▸ **Exercise task**
In the listing that follows, retype every line from the first through the one containing "from bokeh.resources import INLINE". Pictures are to be left out.
^^^^
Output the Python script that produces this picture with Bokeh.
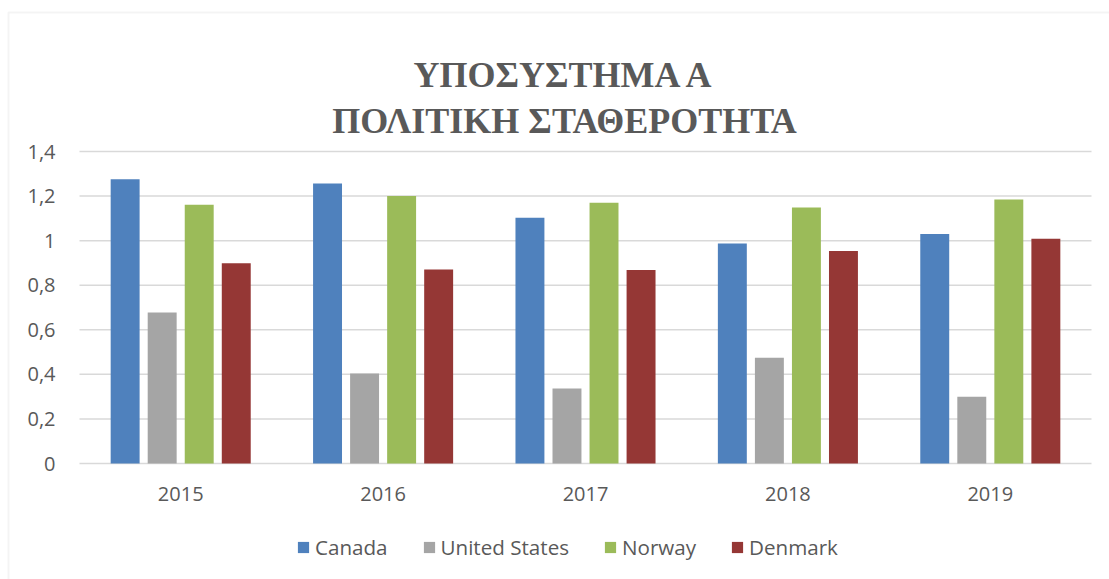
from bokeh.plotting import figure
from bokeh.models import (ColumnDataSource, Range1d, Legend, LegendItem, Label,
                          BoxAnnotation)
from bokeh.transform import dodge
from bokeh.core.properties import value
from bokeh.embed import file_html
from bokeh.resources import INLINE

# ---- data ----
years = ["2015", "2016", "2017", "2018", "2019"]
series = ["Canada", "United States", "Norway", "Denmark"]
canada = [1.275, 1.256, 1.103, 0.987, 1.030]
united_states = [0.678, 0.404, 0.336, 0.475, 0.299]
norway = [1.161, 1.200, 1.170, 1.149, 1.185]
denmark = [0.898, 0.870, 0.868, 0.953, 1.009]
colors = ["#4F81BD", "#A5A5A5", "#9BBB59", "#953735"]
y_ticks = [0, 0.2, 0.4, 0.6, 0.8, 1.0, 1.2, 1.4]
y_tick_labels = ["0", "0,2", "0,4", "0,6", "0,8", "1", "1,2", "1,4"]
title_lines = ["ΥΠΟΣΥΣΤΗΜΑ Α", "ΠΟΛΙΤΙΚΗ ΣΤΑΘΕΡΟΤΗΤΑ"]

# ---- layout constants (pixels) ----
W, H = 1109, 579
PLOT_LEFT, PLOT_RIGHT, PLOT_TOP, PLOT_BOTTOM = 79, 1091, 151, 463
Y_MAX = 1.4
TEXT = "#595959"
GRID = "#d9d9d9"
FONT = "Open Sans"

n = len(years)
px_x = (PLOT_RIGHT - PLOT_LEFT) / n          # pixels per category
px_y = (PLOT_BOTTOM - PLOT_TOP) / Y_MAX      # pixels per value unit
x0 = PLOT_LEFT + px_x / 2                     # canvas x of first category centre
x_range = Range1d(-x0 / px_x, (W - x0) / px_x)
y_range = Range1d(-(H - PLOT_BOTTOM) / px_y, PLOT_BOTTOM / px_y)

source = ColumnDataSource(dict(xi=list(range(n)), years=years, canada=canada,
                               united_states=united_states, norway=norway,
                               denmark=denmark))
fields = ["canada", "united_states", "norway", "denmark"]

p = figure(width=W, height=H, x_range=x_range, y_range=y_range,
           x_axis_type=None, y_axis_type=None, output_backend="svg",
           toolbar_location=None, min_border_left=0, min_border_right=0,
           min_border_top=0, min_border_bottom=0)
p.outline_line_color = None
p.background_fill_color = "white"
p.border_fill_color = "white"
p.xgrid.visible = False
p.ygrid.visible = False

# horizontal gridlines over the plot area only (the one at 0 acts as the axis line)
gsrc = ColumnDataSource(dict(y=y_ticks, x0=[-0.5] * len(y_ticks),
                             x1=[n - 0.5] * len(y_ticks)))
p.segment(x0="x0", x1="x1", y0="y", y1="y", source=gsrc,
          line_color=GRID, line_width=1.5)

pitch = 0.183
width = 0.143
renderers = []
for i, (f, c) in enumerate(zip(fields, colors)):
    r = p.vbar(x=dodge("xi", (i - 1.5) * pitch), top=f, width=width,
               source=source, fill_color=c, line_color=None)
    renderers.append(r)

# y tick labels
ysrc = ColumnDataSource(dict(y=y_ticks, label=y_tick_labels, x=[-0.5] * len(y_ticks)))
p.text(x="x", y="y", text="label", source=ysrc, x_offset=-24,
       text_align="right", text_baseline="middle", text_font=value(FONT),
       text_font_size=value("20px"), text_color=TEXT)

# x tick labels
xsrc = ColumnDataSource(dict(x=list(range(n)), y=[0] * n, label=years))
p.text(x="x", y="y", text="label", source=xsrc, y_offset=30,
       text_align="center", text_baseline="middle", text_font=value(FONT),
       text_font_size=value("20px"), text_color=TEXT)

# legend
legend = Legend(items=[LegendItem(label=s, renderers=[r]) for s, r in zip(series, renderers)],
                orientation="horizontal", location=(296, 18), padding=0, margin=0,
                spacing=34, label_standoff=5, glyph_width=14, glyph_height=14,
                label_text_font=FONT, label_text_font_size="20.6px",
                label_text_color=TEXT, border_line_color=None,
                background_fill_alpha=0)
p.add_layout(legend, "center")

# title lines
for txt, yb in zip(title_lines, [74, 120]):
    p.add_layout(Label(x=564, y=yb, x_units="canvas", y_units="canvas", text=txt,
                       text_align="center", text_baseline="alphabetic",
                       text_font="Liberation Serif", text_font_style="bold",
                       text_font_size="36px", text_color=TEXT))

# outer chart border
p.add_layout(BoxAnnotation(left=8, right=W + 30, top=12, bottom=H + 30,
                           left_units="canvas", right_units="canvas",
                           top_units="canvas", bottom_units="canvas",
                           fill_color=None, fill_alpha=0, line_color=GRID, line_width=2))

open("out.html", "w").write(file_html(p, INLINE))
^^^^
▸ **The result**
Output the Python script that produces this picture with Bokeh.
from bokeh.plotting import figure
from bokeh.models import (ColumnDataSource, Range1d, Legend, LegendItem, Label,
                          BoxAnnotation)
from bokeh.transform import dodge
from bokeh.core.properties import value
from bokeh.embed import file_html
from bokeh.resources import INLINE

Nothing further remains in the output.